§ **Direction**
Identify the lines bearing the string "that" and gather them.

— Start —

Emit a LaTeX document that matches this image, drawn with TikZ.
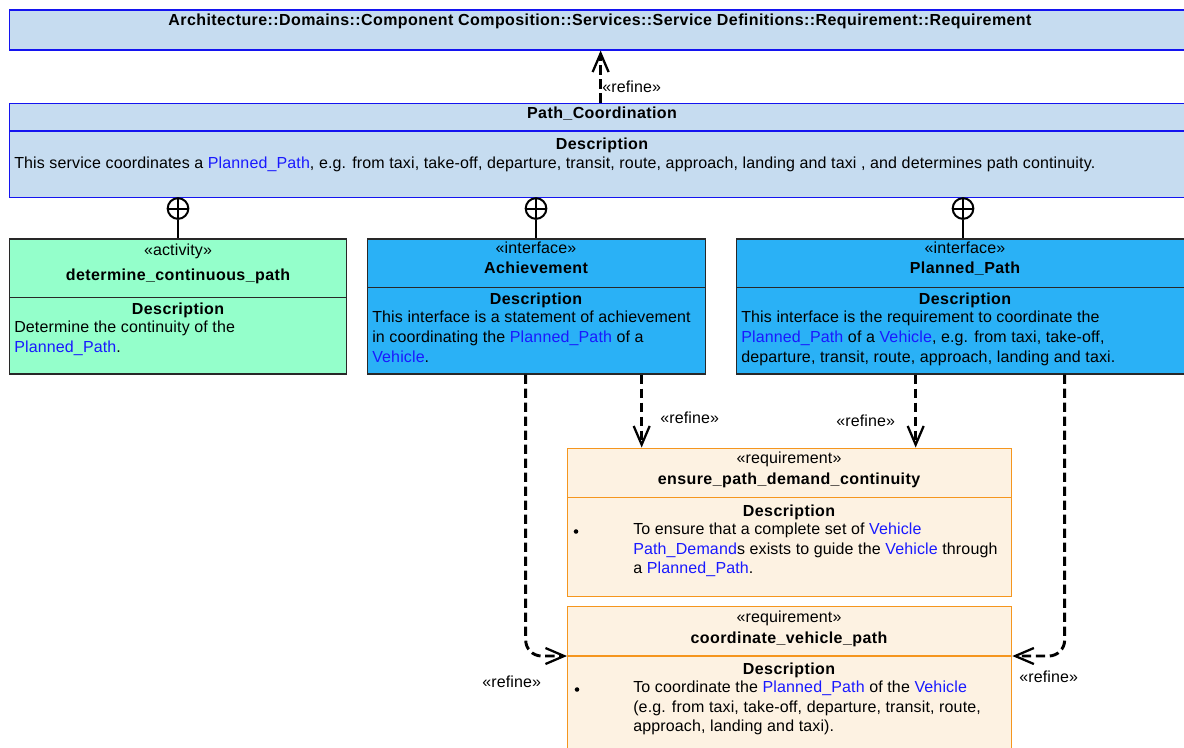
\documentclass[tikz,border=0pt]{standalone}
\usepackage{fontspec}
\setmainfont{Liberation Sans}[LetterSpace=0.9,BoldFeatures={LetterSpace=2.6}]
\usetikzlibrary{arrows.meta,calc}

\definecolor{svcfill}{RGB}{198,220,240}
\definecolor{svcline}{RGB}{20,20,240}
\definecolor{actfill}{RGB}{148,255,203}
\definecolor{ifcfill}{RGB}{42,177,246}
\definecolor{reqfill}{RGB}{253,242,226}
\definecolor{reqline}{RGB}{245,150,30}
\definecolor{boxline}{RGB}{40,40,40}
\definecolor{linkblue}{RGB}{25,25,255}

\newcommand{\lnk}[1]{\textcolor{linkblue}{#1}}

\begin{document}
\begin{tikzpicture}[x=0.75pt,y=-0.75pt,
  every node/.style={font=\fontsize{12}{15}\selectfont},
  svcbox/.style={draw=svcline,fill=svcfill,line width=0.9pt,inner sep=0pt,anchor=north west},
  actbox/.style={draw=boxline,fill=actfill,line width=1pt,inner sep=0pt,anchor=north west},
  ifcbox/.style={draw=boxline,fill=ifcfill,line width=1pt,inner sep=0pt,anchor=north west},
  reqbox/.style={draw=reqline,fill=reqfill,line width=1pt,inner sep=0pt,anchor=north west},
  ctxt/.style={inner sep=0pt,anchor=base},
  ltxt/.style={inner sep=0pt,anchor=base west},
  refine/.style={line width=2.2pt,dash pattern=on 7pt off 3.5pt,
    -{Straight Barb[length=14pt,width=12pt,line width=1.7pt]}},
  nest/.style={circle,draw,line width=1.5pt,minimum size=15.5pt,inner sep=0pt,
    path picture={\draw[line width=1.5pt]
      (path picture bounding box.north) -- (path picture bounding box.south)
      (path picture bounding box.west) -- (path picture bounding box.east);}},
  nestline/.style={line width=1.5pt},
  bulletdot/.style={circle,fill=black,inner sep=0pt,minimum size=3.4pt}]

\useasboundingbox (0,0) rectangle (1184,747);
\clip (0,0) rectangle (1184,747);
\fill[white] (0,0) rectangle (1184,747);

% ---------- service package and service ----------
\node[svcbox,minimum width=886.5pt,minimum height=30pt] (top) at (9,9.3) {};
\node[ctxt] (topT) at (600,25) {\bfseries Architecture::Domains::Component Composition::Services::Service Definitions::Requirement::Requirement};

\node[svcbox,minimum width=886.5pt,minimum height=71pt] (pc) at (9,102.5) {};
\draw[svcline,line width=0.9pt] ($(pc.north west)+(0,28.5)$) -- ($(pc.north east)+(0,28.5)$);
\node[ctxt] (pcT) at (602,118) {\bfseries Path\_Coordination};
\node[ctxt] (pcD) at (602,149) {\bfseries Description};
\node[ltxt] (pcL1) at (14,168) {This service coordinates a \lnk{Planned\_Path}, e.g. from taxi, take-off, departure, transit, route, approach, landing and taxi , and determines path continuity.};

% ---------- activity ----------
\node[actbox,minimum width=252.75pt,minimum height=101.25pt] (act) at (9,238.3) {};
\draw[boxline,line width=1pt] ($(act.north west)+(0,59)$) -- ($(act.north east)+(0,59)$);
\node[ctxt] (actS) at (178,255) {«activity»};
\node[ctxt] (actT) at (178,280) {\bfseries determine\_continuous\_path};
\node[ctxt] (actD) at (178,314) {\bfseries Description};
\node[ltxt] (actL1) at (14,332) {Determine the continuity of the};
\node[ltxt] (actL2) at (14,352) {\lnk{Planned\_Path}.};

% ---------- interface Achievement ----------
\node[ifcbox,minimum width=253.5pt,minimum height=101.25pt] (ach) at (367,238.3) {};
\draw[boxline,line width=1pt] ($(ach.north west)+(0,49)$) -- ($(ach.north east)+(0,49)$);
\node[ctxt] (achS) at (536,253) {«interface»};
\node[ctxt] (achT) at (536,273) {\bfseries Achievement};
\node[ctxt] (achD) at (536,304) {\bfseries Description};
\node[ltxt] (achL1) at (372,322) {This interface is a statement of achievement};
\node[ltxt] (achL2) at (372,342) {in coordinating the \lnk{Planned\_Path} of a};
\node[ltxt] (achL3) at (372,362) {\lnk{Vehicle}.};

% ---------- interface Planned_Path ----------
\node[ifcbox,minimum width=343.5pt,minimum height=101.25pt] (pp) at (736,238.3) {};
\draw[boxline,line width=1pt] ($(pp.north west)+(0,49)$) -- ($(pp.north east)+(0,49)$);
\node[ctxt] (ppS) at (965,253) {«interface»};
\node[ctxt] (ppT) at (965,273) {\bfseries Planned\_Path};
\node[ctxt] (ppD) at (965,304) {\bfseries Description};
\node[ltxt] (ppL1) at (741,322) {This interface is the requirement to coordinate the};
\node[ltxt] (ppL2) at (741,342) {\lnk{Planned\_Path} of a \lnk{Vehicle}, e.g. from taxi, take-off,};
\node[ltxt] (ppL3) at (741,362) {departure, transit, route, approach, landing and taxi.};

% ---------- requirement ensure_path_demand_continuity ----------
\node[reqbox,minimum width=333pt,minimum height=111pt] (req1) at (567,447.5) {};
\draw[reqline,line width=1pt] ($(req1.north west)+(0,50)$) -- ($(req1.north east)+(0,50)$);
\node[ctxt] (r1S) at (789,463) {«requirement»};
\node[ctxt] (r1T) at (789,484) {\bfseries ensure\_path\_demand\_continuity};
\node[ctxt] (r1D) at (789,516) {\bfseries Description};
\node[bulletdot] (r1B) at (576,531.5) {};
\node[ltxt] (r1L1) at (633,534) {To ensure that a complete set of \lnk{Vehicle}};
\node[ltxt] (r1L2) at (633,554) {\lnk{Path\_Demand}s exists to guide the \lnk{Vehicle} through};
\node[ltxt] (r1L3) at (633,573) {a \lnk{Planned\_Path}.};

% ---------- requirement coordinate_vehicle_path ----------
\node[reqbox,minimum width=333pt,minimum height=130pt] (req2) at (567,605.5) {};
\draw[reqline,line width=1pt] ($(req2.north west)+(0,50.5)$) -- ($(req2.north east)+(0,50.5)$);
\node[ctxt] (r2S) at (789,622) {«requirement»};
\node[ctxt] (r2T) at (789,643) {\bfseries coordinate\_vehicle\_path};
\node[ctxt] (r2D) at (789,674) {\bfseries Description};
\node[bulletdot] (r2B) at (577,689.5) {};
\node[ltxt] (r2L1) at (633,692) {To coordinate the \lnk{Planned\_Path} of the \lnk{Vehicle}};
\node[ltxt] (r2L2) at (633,712) {(e.g. from taxi, take-off, departure, transit, route,};
\node[ltxt] (r2L3) at (633,731) {approach, landing and taxi).};

% ---------- nesting (containment) connectors ----------
\node[nest] (n1) at (178,208.5) {};
\node[nest] (n2) at (536,208.5) {};
\node[nest] (n3) at (963,208.5) {};
\draw[nestline] (n1.south) -- (n1.south |- act.north);
\draw[nestline] (n2.south) -- (n2.south |- ach.north);
\draw[nestline] (n3.south) -- (n3.south |- pp.north);

% ---------- refine dependencies ----------
\draw[refine] (pc.north) -- (top.south);
\node[ltxt] (lb0) at (602,92) {«refine»};

\draw[refine] ($(ach.south)+(105,0)$) -- ($(req1.north)+(-148,0)$);
\node[ltxt] (lb1) at (660,423) {«refine»};

\draw[refine] ($(pp.south)+(-50,0)$) -- ($(req1.north)+(126,0)$);
\node[ltxt] (lb2) at (836,426) {«refine»};

\draw[refine,rounded corners=12pt] ($(ach.south)+(-11,0)$) |- ($(req2.north west)+(0,50.5)$);
\node[ltxt] (lb3) at (482,687) {«refine»};

\draw[refine,rounded corners=12pt] ($(pp.south)+(99,0)$) |- ($(req2.north east)+(0,50.5)$);
\node[ltxt] (lb4) at (1019,682) {«refine»};

\end{tikzpicture}
\end{document}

— End —

§ **Problem solution**
Emit a LaTeX document that matches this image, drawn with TikZ.
\node[ltxt] (r1L1) at (633,534) {To ensure that a complete set of \lnk{Vehicle}};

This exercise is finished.